In general, I'm not too keen on adding more calling conventions unless
there's a really powerful need for one from an ABI perspective. This
sounds more like an optimization than an ABI need.

I think that is the case.

What's more, I
worry (a little bit) about confusion that could be caused with the
__vectorcall calling convention (which we do not currently support,
but will need to at some point for MSVC compatibility).

What does the __vectorcall does?

http://msdn.microsoft.com/en-us/library/dn375768.aspx

It's different than the proposed attribute, but still relates to SIMD
instruction optimizations.

What should happen with this code?

int foo() __attribute__((avx));

void bar(int (*fp)()) {
  int i = fp();
}

void baz(void) {
  bar(foo);
}

Based on your description, this code is valid, but not as performant
as it could be. The vzeroupper would be inserted before fp() is
called, but there's no incompatibility happening. So I guess this
feels more like a regular function attribute than a calling
convention.

It is not a calling convention. The issue is more if it is a type or a
decl attribute. Given that putting the attributes on the function
decls is the simplest and should cover most of the cases, I think we
can probably start with that and revisit if we still see too many
vzeroupper being inserted. What do you think?

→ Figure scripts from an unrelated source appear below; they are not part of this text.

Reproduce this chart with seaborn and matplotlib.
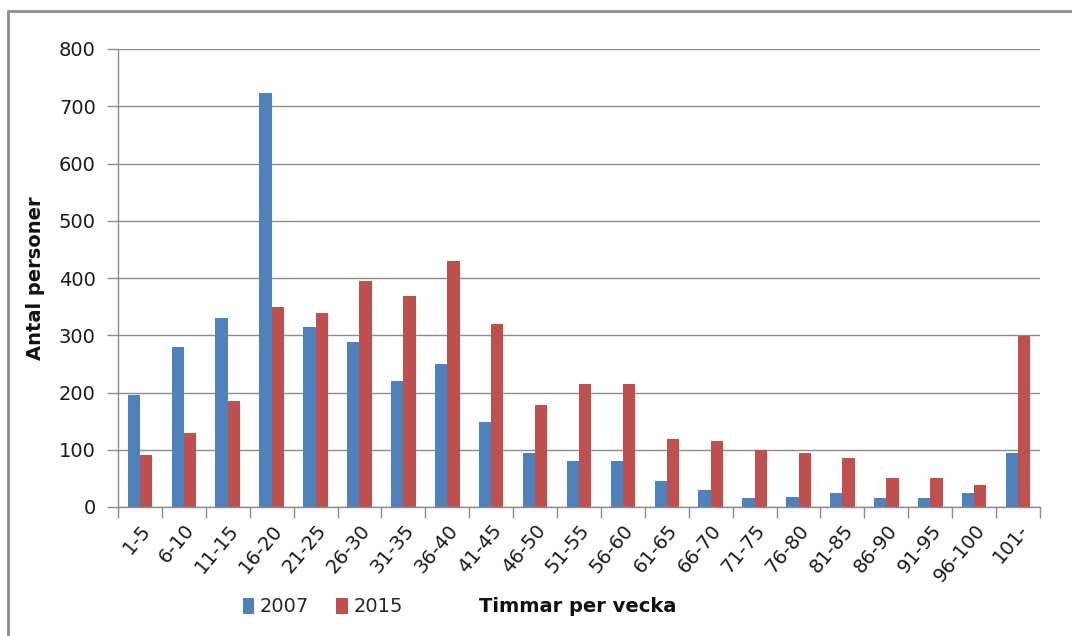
import matplotlib
matplotlib.use("Agg")
import matplotlib.pyplot as plt
import seaborn as sns
import pandas as pd
from matplotlib.lines import Line2D
from matplotlib.patches import Patch

categories = ["1-5", "6-10", "11-15", "16-20", "21-25", "26-30", "31-35", "36-40",
              "41-45", "46-50", "51-55", "56-60", "61-65", "66-70", "71-75", "76-80",
              "81-85", "86-90", "91-95", "96-100", "101-"]
values_2007 = [196, 280, 330, 724, 315, 289, 220, 250, 149, 95, 80, 80, 45, 30, 15, 17,
               24, 15, 15, 24, 95]
values_2015 = [90, 130, 185, 350, 339, 395, 369, 430, 320, 178, 214, 214, 119, 116, 100, 95,
               86, 51, 51, 39, 299]
years = ["2007", "2015"]
colors = ["#4F81BD", "#C0504D"]
y_ticks = [0, 100, 200, 300, 400, 500, 600, 700, 800]

df = pd.DataFrame({
    "cat": categories * 2,
    "val": values_2007 + values_2015,
    "year": [years[0]] * len(categories) + [years[1]] * len(categories),
})

sns.set_theme(style="white")
plt.rcParams["font.family"] = ["DejaVu Sans"]
W, H = 1072, 636
fig = plt.figure(figsize=(W / 100, H / 100), dpi=100)
ax = fig.add_axes([118 / W, 1 - 507 / H, (1040 - 118) / W, (507 - 49) / H])

sns.barplot(data=df, x="cat", y="val", hue="year", order=categories, hue_order=years,
            palette=colors, width=0.56, dodge=True, gap=0, ax=ax, legend=False,
            edgecolor="none", linewidth=0, saturation=1)

ax.set_ylim(0, 800)
ax.set_xlim(-0.5, len(categories) - 0.5)
ax.set_yticks(y_ticks)
ax.set_yticklabels([str(t) for t in y_ticks], fontsize=14, color="#1A1A1A")
ax.yaxis.grid(True, color="#8C8C8C", linewidth=1.0)
ax.set_axisbelow(True)
ax.tick_params(axis="y", length=8, width=1, color="#8C8C8C", pad=8, left=True)

ax.set_xticks(range(len(categories)))
ax.set_xticklabels(categories, rotation=50, ha="right", rotation_mode="anchor",
                   fontsize=14, color="#1A1A1A")
ax.tick_params(axis="x", which="major", length=0, pad=10)
ax.set_xticks([i + 0.5 for i in range(-1, len(categories))], minor=True)
ax.tick_params(axis="x", which="minor", length=8, width=1, color="#8C8C8C", bottom=True)

for s in ["top", "right"]:
    ax.spines[s].set_visible(False)
for s in ["left", "bottom"]:
    ax.spines[s].set_color("#8C8C8C")
    ax.spines[s].set_linewidth(1.0)

ax.set_xlabel("")
ax.set_ylabel("Antal personer", fontsize=14, fontweight="bold", labelpad=10, color="#111111")

handles = [Patch(facecolor=c, edgecolor="none") for c in colors]
fig.legend(handles, years, loc="center left", bbox_to_anchor=(225 / W, 1 - 607 / H),
           ncol=2, frameon=False, fontsize=14, handlelength=0.6, handleheight=0.9,
           handletextpad=0.3, columnspacing=1.4)
fig.text(578 / W, 1 - 607 / H, "Timmar per vecka", ha="center", va="center",
         fontsize=14, fontweight="bold", color="#111111")

fig.add_artist(Line2D([8 / W, 8 / W], [0, 1 - 11 / H], transform=fig.transFigure,
                      color="#8C8C8C", linewidth=2))
fig.add_artist(Line2D([8 / W, 1], [1 - 11 / H, 1 - 11 / H], transform=fig.transFigure,
                      color="#8C8C8C", linewidth=2))

fig.savefig("out.png", dpi=100)
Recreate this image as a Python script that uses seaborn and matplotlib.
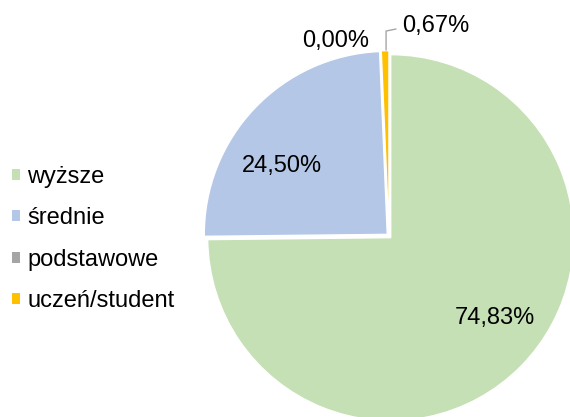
import matplotlib
matplotlib.use('Agg')
import matplotlib.pyplot as plt
from matplotlib.patches import Patch
import seaborn as sns

# education level shares (%)
categories = ['wyższe', 'średnie', 'podstawowe', 'uczeń/student']
shares = [74.83, 24.50, 0.00, 0.67]
pct_labels = ['74,83%', '24,50%', '0,00%', '0,67%']
colors = ['#C5E0B4', '#B4C7E7', '#A5A5A5', '#FFC000']

sns.set_style('white')
plt.rcParams['font.family'] = ['Liberation Sans', 'DejaVu Sans']
plt.rcParams['text.color'] = 'black'

fig = plt.figure(figsize=(5.7, 4.17), dpi=100)
# pie is larger than the canvas, it gets cut at the right and bottom
ax = fig.add_axes([206 / 570, -2 / 417, 366 / 570, 366 / 417])
wedges, _ = ax.pie(shares, colors=colors, startangle=90, counterclock=False,
                   explode=[0.013] * len(shares),
                   wedgeprops=dict(edgecolor='white', linewidth=1.0))
ax.set_xlim(-1, 1)
ax.set_ylim(-1, 1)

# data labels
label_pos = [(0.577, -0.481, 'center'), (-0.585, 0.350, 'center'),
             (-0.290, 1.033, 'center'), (0.071, 1.115, 'left')]
for txt, (x, y, ha) in zip(pct_labels, label_pos):
    ax.text(x, y, txt, ha=ha, va='baseline', fontsize=17, color='black')

# leader line for the small slice
ax.plot([-0.016, -0.016, 0.038], [1.016, 1.120, 1.131], color='#A6A6A6',
        lw=1, clip_on=False)

handles = [Patch(facecolor=c, edgecolor='none') for c in colors]
fig.legend(handles, categories, loc='center left',
           bbox_to_anchor=(12 / 570, 178 / 417), frameon=False, fontsize=17,
           handlelength=0.34, handleheight=0.34, handletextpad=0.3,
           labelspacing=0.82, borderpad=0, borderaxespad=0)

fig.savefig('out.png', dpi=100)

That seems reasonable to me.

Function definitions in a translation unit compiled with -mavx architecture
will

implicitly have this attribute.

Can you safely do that? What about code that does uses inline assembly
to use legacy SSE instructions in a TU compiled with -mavx, for
instance?

I think it would take a performance penalty, but I don't expect that
to be common.

Hmm, I was worried about the situation where:

extern int foo(); // compiled without -mavx

void bar() { // compiled in a TU with -mavx
  ...
  // no vzeroupper is inserted before the call instruction because it is
  // implicit due to -mavx
  foo();
  ...
}

I'm not certain whether this sort of pattern could cause problems or
not. If there's no way for it to be problematic, then implicitly
attaching the attribute is reasonable enough. It does mean we're
straying farther from the as-written attributes for the function, but
that's just an unfortunate situation we're already in today and
wouldn't block this feature.

~Aaron

Hi Aaron,
Many thanks for your feedback!

I do not have any opinion right now on how this attribute should interact with
the __vectorcall calling convention. I will need to revisit it later.

Regarding the implicit attachment of this attribute, my intention is to only
imply the avx attribute on function definitions. Since the backend can see what
instructions are being generated in the callee, it should be able to make smart
decisions on whether to emit a vzeroupper before the call instruction. In the
above example, foo() would not implicitly carry the avx attribute because the
compiler sees only its declaration.

- Gao

Hi Aaron,
Many thanks for your feedback!

I do not have any opinion right now on how this attribute should interact with
the __vectorcall calling convention. I will need to revisit it later.

Regarding the implicit attachment of this attribute, my intention is to only
imply the avx attribute on function definitions. Since the backend can see what
instructions are being generated in the callee, it should be able to make smart
decisions on whether to emit a vzeroupper before the call instruction. In the
above example, foo() would not implicitly carry the avx attribute because the
compiler sees only its declaration.

to be clear, in the example

extern void foo(__m256i x);
extern int bar();
void zed(__m256i x) {
  foo(x);
  bar();
  foo(x);
}

we currently produce a vzeroupper before the call to bar and one
before the return. If the attribute is implicitly added only to
definitions, it will only be added to zed. In which case, wouldn't we
need to keep both vzeroupper instructions? The one before bar is
needed because it is missing the attribute. The one before the return
is needed because we don't know what might call zed.

This looks a bit like how -fvisibility=hidden is implemented. That
implementation is extremely complex, so it would be nice to know that
this will not grow in that direction. The issues there are

* The visibility applies to types. This exists so that it is possible
for all data in a class to have a particular visibility. Do you
envision this attribute also being applied to class types to mean "the
entire class is avx"?
* There are complex rules about when a implicit visibility attribute
is active and how to merge implicit and explicit visibilities.

Do you think that with the attribute as proposed the number of
vzeroupper will be low enough (maybe with LTO) that we wouldn't need
to extend it further?

Cheers,
Rafael